> **INPUT ROWS**
= = = = =
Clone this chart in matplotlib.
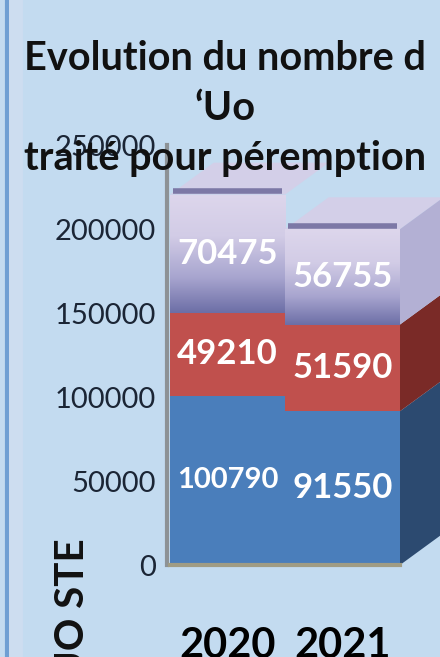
= = = = =
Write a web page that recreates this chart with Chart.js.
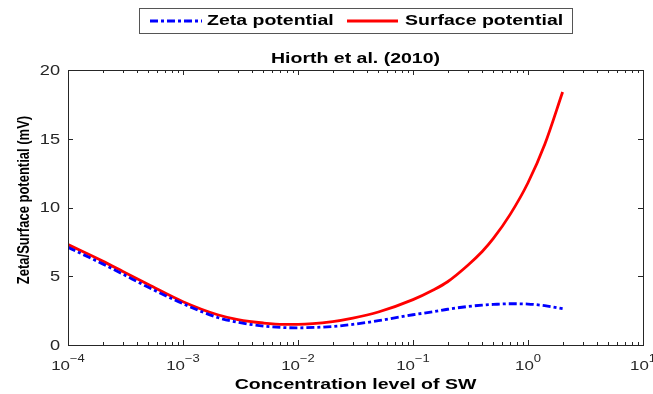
= = = = =
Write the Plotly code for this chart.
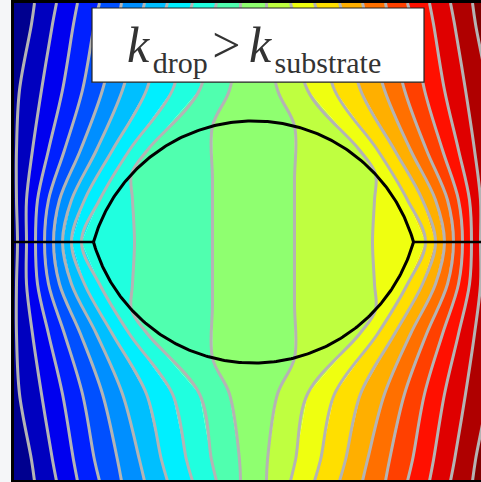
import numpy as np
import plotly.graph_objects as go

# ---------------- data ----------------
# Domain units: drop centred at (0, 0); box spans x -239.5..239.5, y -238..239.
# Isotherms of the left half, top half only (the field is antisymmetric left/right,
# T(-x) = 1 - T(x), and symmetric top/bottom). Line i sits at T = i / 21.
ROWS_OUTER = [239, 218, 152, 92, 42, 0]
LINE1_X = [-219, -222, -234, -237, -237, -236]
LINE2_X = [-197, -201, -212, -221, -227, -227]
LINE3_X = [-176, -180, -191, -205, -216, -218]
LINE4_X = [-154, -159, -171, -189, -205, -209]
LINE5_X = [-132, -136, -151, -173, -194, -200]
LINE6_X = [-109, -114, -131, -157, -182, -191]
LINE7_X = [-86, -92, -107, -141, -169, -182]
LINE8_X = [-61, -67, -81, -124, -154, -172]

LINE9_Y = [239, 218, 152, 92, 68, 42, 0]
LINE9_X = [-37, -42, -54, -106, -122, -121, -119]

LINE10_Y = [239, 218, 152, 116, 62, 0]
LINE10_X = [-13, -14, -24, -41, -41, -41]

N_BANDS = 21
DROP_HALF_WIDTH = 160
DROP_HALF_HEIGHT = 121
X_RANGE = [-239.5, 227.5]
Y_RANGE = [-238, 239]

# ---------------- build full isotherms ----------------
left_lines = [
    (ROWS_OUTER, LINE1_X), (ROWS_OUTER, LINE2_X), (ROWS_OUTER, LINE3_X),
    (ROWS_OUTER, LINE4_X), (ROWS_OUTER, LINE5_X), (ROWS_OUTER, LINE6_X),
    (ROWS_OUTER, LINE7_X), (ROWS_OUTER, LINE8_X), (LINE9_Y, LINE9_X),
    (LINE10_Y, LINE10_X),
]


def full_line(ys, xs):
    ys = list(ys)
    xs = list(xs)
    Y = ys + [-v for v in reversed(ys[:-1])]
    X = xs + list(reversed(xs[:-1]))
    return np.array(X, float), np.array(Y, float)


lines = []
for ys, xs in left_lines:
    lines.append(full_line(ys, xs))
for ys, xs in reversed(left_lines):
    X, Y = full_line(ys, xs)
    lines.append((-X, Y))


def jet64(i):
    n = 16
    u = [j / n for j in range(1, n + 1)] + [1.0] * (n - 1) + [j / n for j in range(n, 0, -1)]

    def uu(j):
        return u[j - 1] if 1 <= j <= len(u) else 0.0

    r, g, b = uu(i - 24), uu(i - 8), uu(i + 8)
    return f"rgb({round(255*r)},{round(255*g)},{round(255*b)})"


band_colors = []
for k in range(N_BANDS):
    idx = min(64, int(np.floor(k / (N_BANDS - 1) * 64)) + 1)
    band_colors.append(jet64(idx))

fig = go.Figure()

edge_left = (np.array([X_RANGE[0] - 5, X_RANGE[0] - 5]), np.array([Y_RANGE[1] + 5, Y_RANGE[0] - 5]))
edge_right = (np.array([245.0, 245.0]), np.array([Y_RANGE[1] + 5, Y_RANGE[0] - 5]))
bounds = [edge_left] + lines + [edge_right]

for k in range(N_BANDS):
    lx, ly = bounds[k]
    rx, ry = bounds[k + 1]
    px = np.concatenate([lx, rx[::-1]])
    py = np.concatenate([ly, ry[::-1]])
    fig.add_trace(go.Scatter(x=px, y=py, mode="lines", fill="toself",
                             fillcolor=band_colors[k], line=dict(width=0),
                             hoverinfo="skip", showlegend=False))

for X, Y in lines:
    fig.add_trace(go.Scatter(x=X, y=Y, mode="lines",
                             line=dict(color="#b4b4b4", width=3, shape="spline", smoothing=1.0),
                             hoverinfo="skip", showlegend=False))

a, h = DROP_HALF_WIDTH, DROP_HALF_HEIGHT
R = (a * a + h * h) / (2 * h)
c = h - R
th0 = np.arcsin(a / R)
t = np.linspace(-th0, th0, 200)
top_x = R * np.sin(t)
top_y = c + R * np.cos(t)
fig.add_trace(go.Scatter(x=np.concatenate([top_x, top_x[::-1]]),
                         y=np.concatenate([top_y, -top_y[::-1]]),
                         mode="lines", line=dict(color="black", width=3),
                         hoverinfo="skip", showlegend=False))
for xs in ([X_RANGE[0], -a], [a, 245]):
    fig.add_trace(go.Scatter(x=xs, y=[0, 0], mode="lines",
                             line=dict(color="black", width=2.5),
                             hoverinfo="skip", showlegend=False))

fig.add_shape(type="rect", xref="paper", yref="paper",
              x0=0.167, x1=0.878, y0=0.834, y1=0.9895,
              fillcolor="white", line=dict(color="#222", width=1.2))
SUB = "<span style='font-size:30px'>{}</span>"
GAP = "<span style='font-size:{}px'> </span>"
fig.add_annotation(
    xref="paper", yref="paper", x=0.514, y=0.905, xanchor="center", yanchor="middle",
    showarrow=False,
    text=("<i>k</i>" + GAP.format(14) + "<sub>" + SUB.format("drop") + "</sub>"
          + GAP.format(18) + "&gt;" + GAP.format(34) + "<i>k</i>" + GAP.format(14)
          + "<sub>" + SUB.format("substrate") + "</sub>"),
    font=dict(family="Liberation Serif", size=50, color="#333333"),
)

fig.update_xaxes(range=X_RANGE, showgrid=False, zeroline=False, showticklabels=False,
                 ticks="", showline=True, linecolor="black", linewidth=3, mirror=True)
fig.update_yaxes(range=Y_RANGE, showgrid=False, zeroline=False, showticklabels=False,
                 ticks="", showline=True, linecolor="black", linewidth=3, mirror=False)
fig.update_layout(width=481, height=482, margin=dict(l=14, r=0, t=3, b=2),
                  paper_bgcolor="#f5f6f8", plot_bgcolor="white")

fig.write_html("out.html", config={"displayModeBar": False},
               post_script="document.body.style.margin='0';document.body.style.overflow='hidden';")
= = = = =
> **GOAL**
Between the line with "Write the Plotly code for this chart." and the line with "import plotly.graph_objects as go", ends included, lies the span to copy exactly; copy nothing else and leave out the pictures.

> **WRITTEN REPLY**
Write the Plotly code for this chart.
import numpy as np
import plotly.graph_objects as go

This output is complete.